Reporting accurately on antitrust is tricky because the U.S. Justice Department has not disclosed exactly what it's investigating. But from the information the Justice Department is seeking through subpoenas, investigators are looking at possible antitrust violations surrounding the creation of a for-profit group called Pediatric Faculty Physicians with 90 doctors from University Hospital and IHC's Primary Children's Medical Center. The university is in the process of dissolving the PFP group.

Questions are being asked regarding Primary Children's Medical Center's cooperative relationship with the University of Utah. The university agreed to lease Primary the ground near the U.'s medical school at $1 yearly rate so physicians can teach at the medical school and treat Primary Children's and University Hospital patients. This arrangement is not unique. Throughout the nation, 52 other pediatric hospitals have affiliation agreements with universities.

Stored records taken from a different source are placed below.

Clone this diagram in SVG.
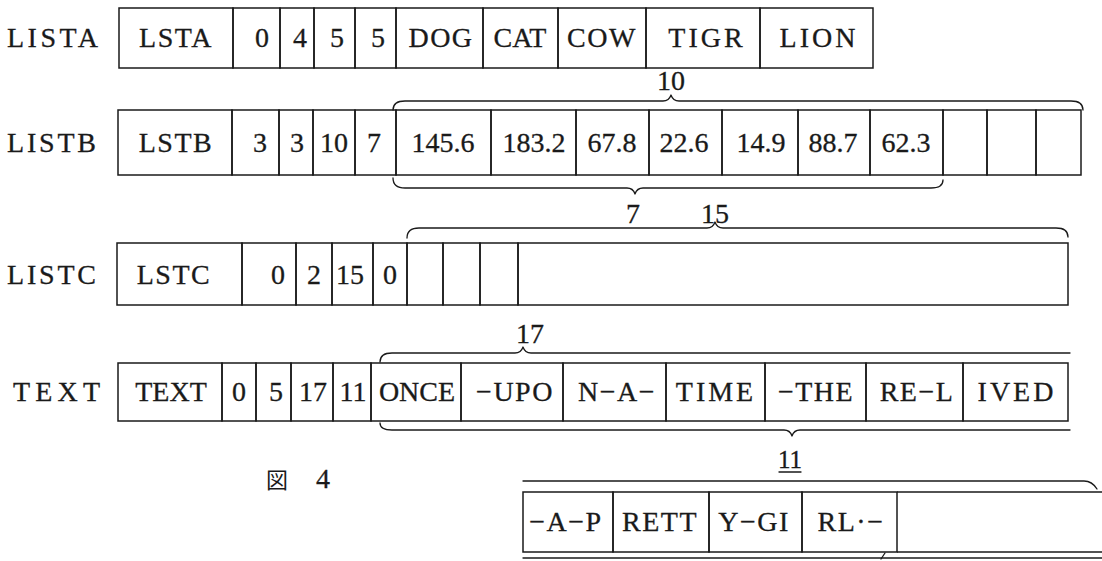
<svg xmlns="http://www.w3.org/2000/svg" width="1102" height="561" viewBox="0 0 1102 561">
  <style>
    .cell { fill: none; stroke: #1a1a1a; stroke-width: 1.5; }
    .edge { fill: none; stroke: #1a1a1a; stroke-width: 1.5; }
    .brace { fill: none; stroke: #1a1a1a; stroke-width: 1.3; stroke-linecap: round; stroke-linejoin: round; }
    text { font-family: "Liberation Serif", "Times New Roman", serif; font-size: 28px; fill: #1a1a1a; stroke: #1a1a1a; stroke-width: 0.3; }
    .v { text-anchor: middle; }
    .w { text-anchor: middle; letter-spacing: 1.5px; }
    .num { text-anchor: middle; }
    .cap { font-family: "Noto Sans CJK JP", "Noto Sans CJK SC", sans-serif; font-size: 22px; stroke-width: 0; }
  </style>
  <rect width="1102" height="561" fill="#ffffff"/>

  <!-- LISTA record -->
  <g id="lista">
    <text x="7" y="47" textLength="91" lengthAdjust="spacing">LISTA</text>
    <rect class="cell" x="119" y="8" width="114" height="60"/>
    <rect class="cell" x="233" y="8" width="47" height="60"/>
    <rect class="cell" x="280" y="8" width="34" height="60"/>
    <rect class="cell" x="314" y="8" width="41" height="60"/>
    <rect class="cell" x="355" y="8" width="41" height="60"/>
    <rect class="cell" x="396" y="8" width="87" height="60"/>
    <rect class="cell" x="483" y="8" width="75" height="60"/>
    <rect class="cell" x="558" y="8" width="88" height="60"/>
    <rect class="cell" x="646" y="8" width="114" height="60"/>
    <rect class="cell" x="760" y="8" width="113" height="60"/>
    <text class="w" x="176" y="47">LSTA</text>
    <text class="v" x="262" y="47">0</text>
    <text class="v" x="300" y="47">4</text>
    <text class="v" x="337" y="47">5</text>
    <text class="v" x="378" y="47">5</text>
    <text class="w" x="441" y="47">DOG</text>
    <text class="w" x="520" y="47" style="letter-spacing:0">CAT</text>
    <text class="w" x="602" y="47">COW</text>
    <text class="w" x="707" y="47" style="letter-spacing:3px">TIGR</text>
    <text class="w" x="819" y="47" style="letter-spacing:3px">LION</text>
  </g>

  <!-- LISTB record -->
  <g id="listb">
    <text x="7" y="152" textLength="89" lengthAdjust="spacing">LISTB</text>
    <rect class="cell" x="118" y="110" width="114" height="65"/>
    <rect class="cell" x="232" y="110" width="47" height="65"/>
    <rect class="cell" x="279" y="110" width="34" height="65"/>
    <rect class="cell" x="313" y="110" width="42" height="65"/>
    <rect class="cell" x="355" y="110" width="41" height="65"/>
    <rect class="cell" x="396" y="110" width="95" height="65"/>
    <rect class="cell" x="491" y="110" width="85" height="65"/>
    <rect class="cell" x="576" y="110" width="73" height="65"/>
    <rect class="cell" x="649" y="110" width="73" height="65"/>
    <rect class="cell" x="722" y="110" width="76" height="65"/>
    <rect class="cell" x="798" y="110" width="72" height="65"/>
    <rect class="cell" x="870" y="110" width="73" height="65"/>
    <rect class="cell" x="943" y="110" width="44" height="65"/>
    <rect class="cell" x="987" y="110" width="49" height="65"/>
    <rect class="cell" x="1036" y="110" width="45" height="65"/>
    <text class="w" x="176" y="152">LSTB</text>
    <text class="v" x="260" y="152">3</text>
    <text class="v" x="297" y="152">3</text>
    <text class="v" x="334" y="152">10</text>
    <text class="v" x="374" y="152">7</text>
    <text class="num" x="443" y="152">145.6</text>
    <text class="num" x="534" y="152">183.2</text>
    <text class="num" x="612" y="152">67.8</text>
    <text class="num" x="684" y="152">22.6</text>
    <text class="num" x="761" y="152">14.9</text>
    <text class="num" x="833" y="152">88.7</text>
    <text class="num" x="906" y="152">62.3</text>
  </g>

  <!-- LISTC record -->
  <g id="listc">
    <text x="7" y="284" textLength="89" lengthAdjust="spacing">LISTC</text>
    <rect class="cell" x="117" y="243" width="125" height="62"/>
    <rect class="cell" x="242" y="243" width="54" height="62"/>
    <rect class="cell" x="296" y="243" width="36" height="62"/>
    <rect class="cell" x="332" y="243" width="41" height="62"/>
    <rect class="cell" x="373" y="243" width="34" height="62"/>
    <rect class="cell" x="407" y="243" width="36" height="62"/>
    <rect class="cell" x="443" y="243" width="37" height="62"/>
    <rect class="cell" x="480" y="243" width="38" height="62"/>
    <rect class="cell" x="518" y="243" width="550" height="62"/>
    <text class="w" x="174" y="284">LSTC</text>
    <text class="v" x="278" y="284">0</text>
    <text class="v" x="314" y="284">2</text>
    <text class="v" x="350" y="284">15</text>
    <text class="v" x="390" y="284">0</text>
  </g>

  <!-- TEXT record, first line -->
  <g id="text-record">
    <text x="13" y="401" textLength="87" lengthAdjust="spacing">TEXT</text>
    <rect class="cell" x="118" y="363" width="104" height="58"/>
    <rect class="cell" x="222" y="363" width="34" height="58"/>
    <rect class="cell" x="256" y="363" width="35" height="58"/>
    <rect class="cell" x="291" y="363" width="42" height="58"/>
    <rect class="cell" x="333" y="363" width="38" height="58"/>
    <rect class="cell" x="371" y="363" width="90" height="58"/>
    <rect class="cell" x="461" y="363" width="102" height="58"/>
    <rect class="cell" x="563" y="363" width="103" height="58"/>
    <rect class="cell" x="666" y="363" width="99" height="58"/>
    <rect class="cell" x="765" y="363" width="101" height="58"/>
    <rect class="cell" x="866" y="363" width="97" height="58"/>
    <rect class="cell" x="963" y="363" width="105" height="58"/>
    <text class="v" x="171" y="401">TEXT</text>
    <text class="v" x="239" y="401">0</text>
    <text class="v" x="276" y="401">5</text>
    <text class="v" x="313" y="401">17</text>
    <text class="v" x="353" y="401">11</text>
    <text class="v" x="417" y="401">ONCE</text>
    <text class="w" x="515" y="401">−UPO</text>
    <text class="w" x="617" y="401">N−A−</text>
    <text class="w" x="716" y="401" style="letter-spacing:3px">TIME</text>
    <text class="w" x="816" y="401">−THE</text>
    <text class="w" x="917" y="401">RE−L</text>
    <text class="w" x="1017" y="401" style="letter-spacing:3px">IVED</text>
  </g>

  <!-- TEXT record, continued line -->
  <g id="text-record-cont">
    <rect class="cell" x="523" y="492" width="90" height="60"/>
    <rect class="cell" x="613" y="492" width="96" height="60"/>
    <rect class="cell" x="709" y="492" width="93" height="60"/>
    <rect class="cell" x="802" y="492" width="95" height="60"/>
    <path class="edge" d="M897,492 H1102 M897,552 H1102"/>
    <text class="w" x="566" y="531">−A−P</text>
    <text class="w" x="660" y="531">RETT</text>
    <text class="w" x="754" y="531">Y−GI</text>
    <text class="w" x="851" y="531">RL·−</text>
  </g>

  <!-- braces and their counts -->
  <g id="connectors">
    <!-- 10 over LISTB data area -->
    <path class="brace" d="M393,110 Q393,101 405,101 L663,101 Q669,101 671,95 Q673,101 679,101 L1071,101 Q1083,101 1083,110"/>
    <text class="num" x="671" y="90">10</text>
    <!-- 7 under the filled LISTB cells -->
    <path class="brace" d="M393,178 Q393,188 405,188 L627,188 Q633,188 635,194 Q637,188 643,188 L931,188 Q943,188 943,180"/>
    <text class="num" x="633" y="223">7</text>
    <!-- 15 over LISTC data area -->
    <path class="brace" d="M407,238 Q407,228 419,228 L707,228 Q713,228 715,222 Q717,228 723,228 L1056,228 Q1068,228 1068,237"/>
    <text class="num" x="715" y="223">15</text>
    <!-- 17 over TEXT data area, wrapping onto next line -->
    <path class="brace" d="M380,362 Q380,353 392,353 L515,353 Q521,353 523,347 Q525,353 531,353 L1070,353"/>
    <text class="num" x="530" y="343">17</text>
    <path class="brace" d="M523,481 L1084,481 Q1092,481 1097,489"/>
    <!-- 11 under TEXT data area, wrapping onto next line -->
    <path class="brace" d="M380,423 Q380,430 392,430 L784,430 Q790,430 792,436 Q794,430 800,430 L1070,430"/>
    <path class="brace" d="M523,558 L1102,558"/>
    <path class="brace" d="M881,559 L885,553"/>
    <text x="790" y="468" style="font-size:25px; text-anchor:middle">11</text>
    <path class="brace" d="M779,472 H801"/>
  </g>

  <!-- figure caption -->
  <g id="caption">
    <text class="cap" x="266" y="488">図</text>
    <text x="316" y="488">4</text>
  </g>
</svg>
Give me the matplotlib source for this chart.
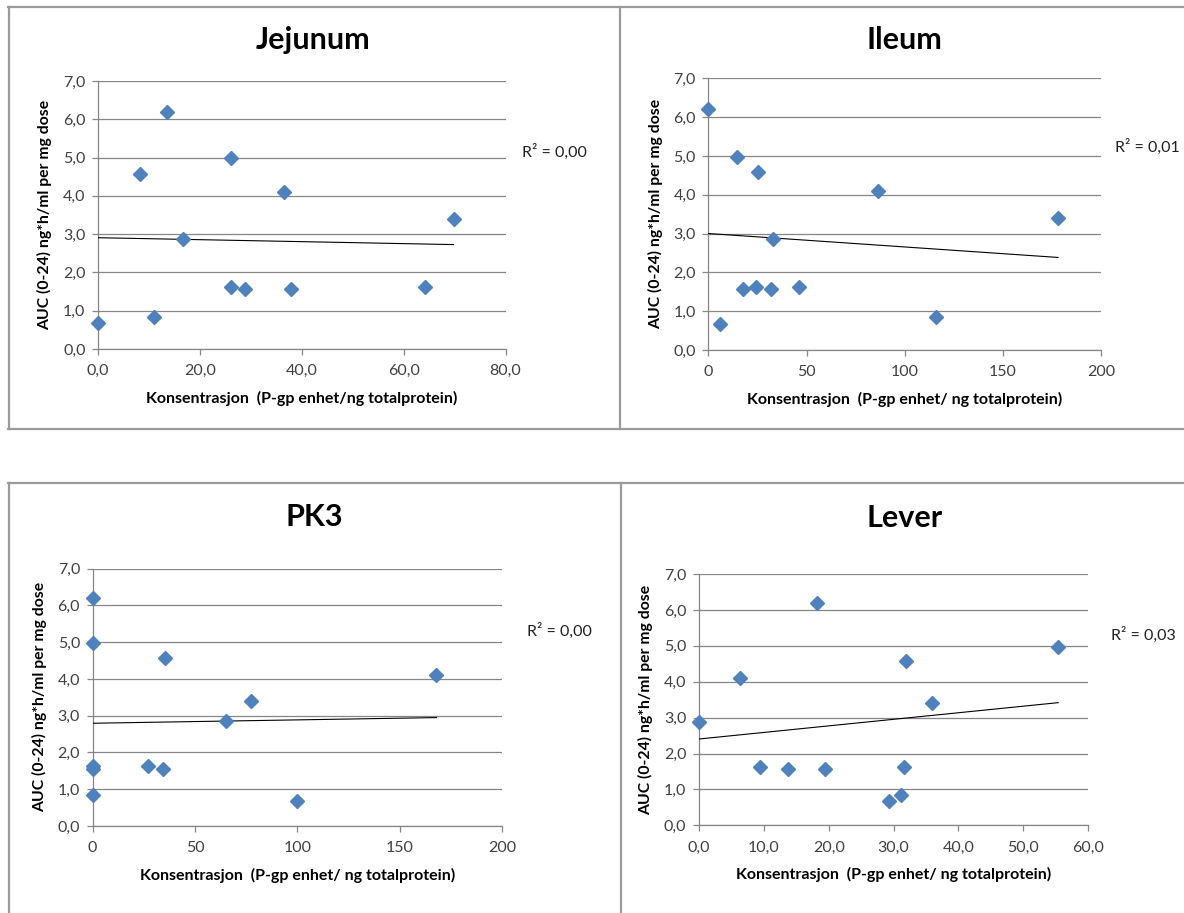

"If there is something we are doing in our arrangement with Primary Children's hospital that violates antitrust laws, then the implication for other medical schools throughout the country is staggering," said Smith.

More broadly, the investigation raises questions about how antitrust applies to the complex and expensive business of health care.

This investigation is the test case for the country to answer perplexing questions about the future of health care in America. The critical bottom line is: How can hospitals cooperate with each other to share expensive equipment and staff without unfairly limiting competition that keeps prices in check? In the absence of competition among hospitals, should government regulation enforce a ceiling on costs?

From the Hammerles' perspective, the arrangement between the U. and Primary provides what concerned parents want most - the very best in medical care. Unlike comparative shopping for a car, people don't look at sticker price at competing hospitals to determine which is the best buy. When health is at stake, finding a bargain is rarely the driving force. And because insurance companies generally pick up the tab, comparison is difficult. A customer normally doesn't even know the cost until after the surgery or hospital stay.

The Hammerles believe the physicians who have helped Nichole are attracted to Primary because there are several children - drawn from the Intermountain area - with specialized diseases to treat. Nichole is not "an experiment" for them.

Because Nichole's cancer was discovered only a month after the Hammerles had changed insurance companies, their bills for treatment - so far amounting to $100,000 - have been denied based on a "pre-existing condition" claim. They are appealing that decision.

Meanwhile, the Layton couple has cashed a certificate of deposit to pay what they can. "It's incredible how bad luck in timing with your insurance can totally upset your world. We worry about the cost and want to pay what we can."

The hospital is working with them to reduce financial worries. They do not get nagging calls from accountants.

"We've compared the cost of Nichole's room and chemo treatments to another hospital we were in, and Primary's rates are less. But most importantly is the attitude here. Our doctors have assured us that if things don't work out with our insurance, the hospital will help us somehow. It's a non-profit hospital. No child gets turned away."